**Directions for this task:** Could the lines from the start of the data through the line with "(8,8) rectangle (1353,811);" be set down exactly, with no pictures among them?

----- Source material

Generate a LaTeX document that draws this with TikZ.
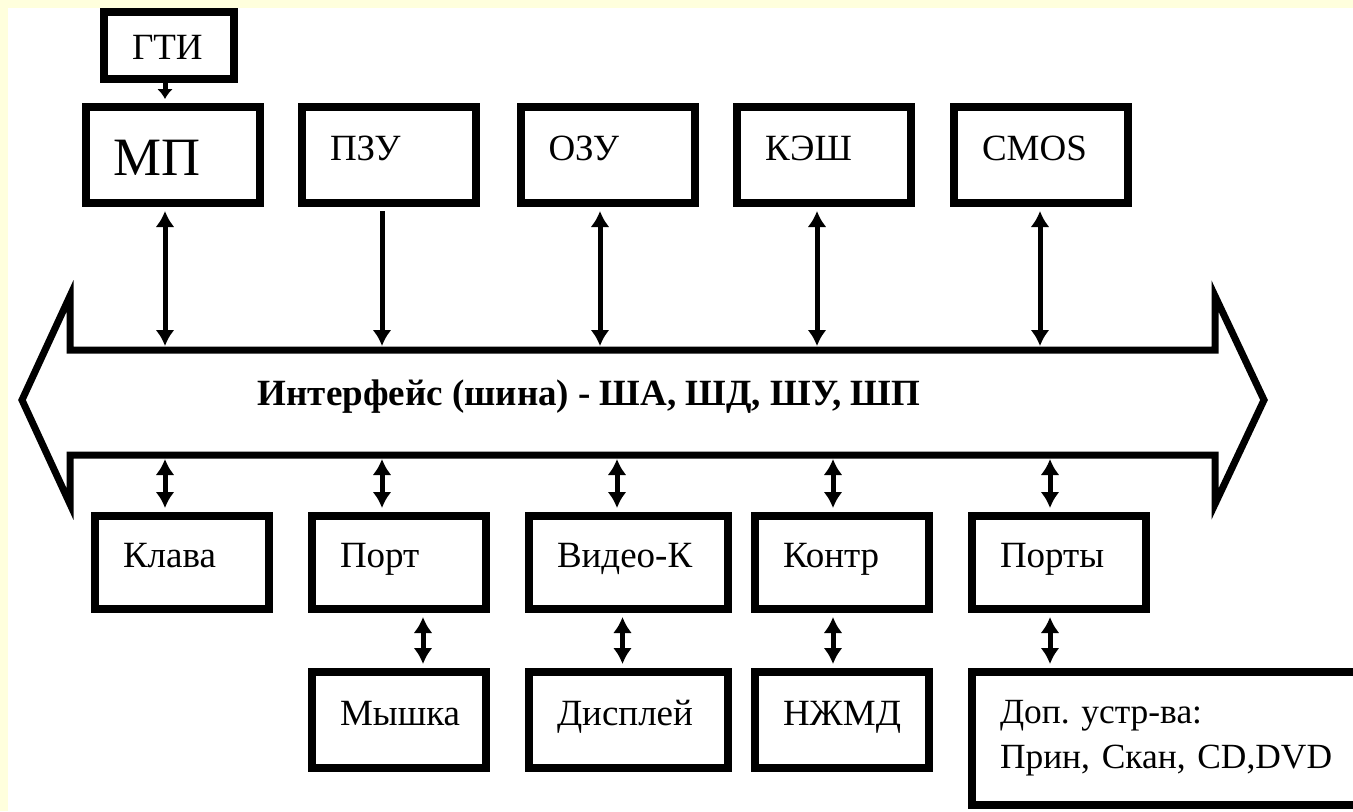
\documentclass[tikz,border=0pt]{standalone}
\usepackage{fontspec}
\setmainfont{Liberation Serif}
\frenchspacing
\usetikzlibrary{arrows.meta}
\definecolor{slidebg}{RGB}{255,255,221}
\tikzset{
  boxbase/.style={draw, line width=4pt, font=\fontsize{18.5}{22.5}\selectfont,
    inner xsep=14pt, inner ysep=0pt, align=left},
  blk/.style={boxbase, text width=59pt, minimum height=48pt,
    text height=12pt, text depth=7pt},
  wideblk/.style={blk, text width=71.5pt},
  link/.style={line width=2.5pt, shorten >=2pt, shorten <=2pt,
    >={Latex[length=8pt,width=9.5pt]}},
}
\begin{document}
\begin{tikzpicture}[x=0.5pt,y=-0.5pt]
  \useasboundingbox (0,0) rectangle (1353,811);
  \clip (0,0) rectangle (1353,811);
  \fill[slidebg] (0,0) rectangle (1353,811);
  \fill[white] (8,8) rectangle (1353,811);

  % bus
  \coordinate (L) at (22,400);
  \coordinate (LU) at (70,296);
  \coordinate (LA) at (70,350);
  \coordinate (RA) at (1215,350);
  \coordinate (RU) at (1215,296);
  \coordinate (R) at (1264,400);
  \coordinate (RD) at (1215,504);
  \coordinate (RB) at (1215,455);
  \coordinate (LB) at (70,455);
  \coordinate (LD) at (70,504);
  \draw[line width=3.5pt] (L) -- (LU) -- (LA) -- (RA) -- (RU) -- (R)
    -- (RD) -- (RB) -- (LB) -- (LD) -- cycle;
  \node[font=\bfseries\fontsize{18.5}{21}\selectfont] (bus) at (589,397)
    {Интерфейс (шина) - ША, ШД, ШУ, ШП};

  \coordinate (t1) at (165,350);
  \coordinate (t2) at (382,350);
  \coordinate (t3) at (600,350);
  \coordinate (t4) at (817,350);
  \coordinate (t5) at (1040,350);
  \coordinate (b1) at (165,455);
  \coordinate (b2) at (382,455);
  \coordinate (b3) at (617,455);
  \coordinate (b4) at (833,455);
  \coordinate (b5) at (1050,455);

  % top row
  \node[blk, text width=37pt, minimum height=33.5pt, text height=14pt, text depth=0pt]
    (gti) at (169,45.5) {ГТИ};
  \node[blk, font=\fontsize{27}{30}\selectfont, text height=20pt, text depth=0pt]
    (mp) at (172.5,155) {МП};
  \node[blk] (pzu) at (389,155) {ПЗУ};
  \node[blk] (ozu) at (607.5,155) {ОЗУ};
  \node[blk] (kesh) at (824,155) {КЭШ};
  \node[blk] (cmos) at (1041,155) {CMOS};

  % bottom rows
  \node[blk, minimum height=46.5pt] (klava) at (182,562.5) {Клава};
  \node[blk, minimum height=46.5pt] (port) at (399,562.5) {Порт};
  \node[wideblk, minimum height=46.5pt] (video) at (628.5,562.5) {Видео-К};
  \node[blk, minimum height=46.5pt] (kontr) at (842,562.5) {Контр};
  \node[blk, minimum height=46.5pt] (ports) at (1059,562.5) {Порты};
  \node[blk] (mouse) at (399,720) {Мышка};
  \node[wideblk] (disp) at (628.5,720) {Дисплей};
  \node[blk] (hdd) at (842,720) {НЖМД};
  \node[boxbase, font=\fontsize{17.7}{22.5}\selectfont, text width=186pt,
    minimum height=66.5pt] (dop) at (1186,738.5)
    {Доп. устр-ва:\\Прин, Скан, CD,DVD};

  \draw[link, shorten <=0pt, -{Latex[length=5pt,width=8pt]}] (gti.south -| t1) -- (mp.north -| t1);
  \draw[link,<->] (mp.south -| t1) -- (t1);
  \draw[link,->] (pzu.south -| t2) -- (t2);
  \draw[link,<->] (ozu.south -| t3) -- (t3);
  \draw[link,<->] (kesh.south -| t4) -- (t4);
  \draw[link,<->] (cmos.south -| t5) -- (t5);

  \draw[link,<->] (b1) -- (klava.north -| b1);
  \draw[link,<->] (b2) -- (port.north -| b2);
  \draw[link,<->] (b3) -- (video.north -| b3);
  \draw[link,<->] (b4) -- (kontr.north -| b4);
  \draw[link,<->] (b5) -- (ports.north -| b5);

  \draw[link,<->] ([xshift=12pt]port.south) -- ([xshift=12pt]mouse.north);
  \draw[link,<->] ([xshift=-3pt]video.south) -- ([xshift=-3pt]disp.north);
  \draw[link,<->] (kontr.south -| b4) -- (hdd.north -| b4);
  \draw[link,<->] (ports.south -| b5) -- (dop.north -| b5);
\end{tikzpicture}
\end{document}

----------

**Answer to this problem:**
Generate a LaTeX document that draws this with TikZ.
\documentclass[tikz,border=0pt]{standalone}
\usepackage{fontspec}
\setmainfont{Liberation Serif}
\frenchspacing
\usetikzlibrary{arrows.meta}
\definecolor{slidebg}{RGB}{255,255,221}
\tikzset{
  boxbase/.style={draw, line width=4pt, font=\fontsize{18.5}{22.5}\selectfont,
    inner xsep=14pt, inner ysep=0pt, align=left},
  blk/.style={boxbase, text width=59pt, minimum height=48pt,
    text height=12pt, text depth=7pt},
  wideblk/.style={blk, text width=71.5pt},
  link/.style={line width=2.5pt, shorten >=2pt, shorten <=2pt,
    >={Latex[length=8pt,width=9.5pt]}},
}
\begin{document}
\begin{tikzpicture}[x=0.5pt,y=-0.5pt]
  \useasboundingbox (0,0) rectangle (1353,811);
  \clip (0,0) rectangle (1353,811);
  \fill[slidebg] (0,0) rectangle (1353,811);
  \fill[white] (8,8) rectangle (1353,811);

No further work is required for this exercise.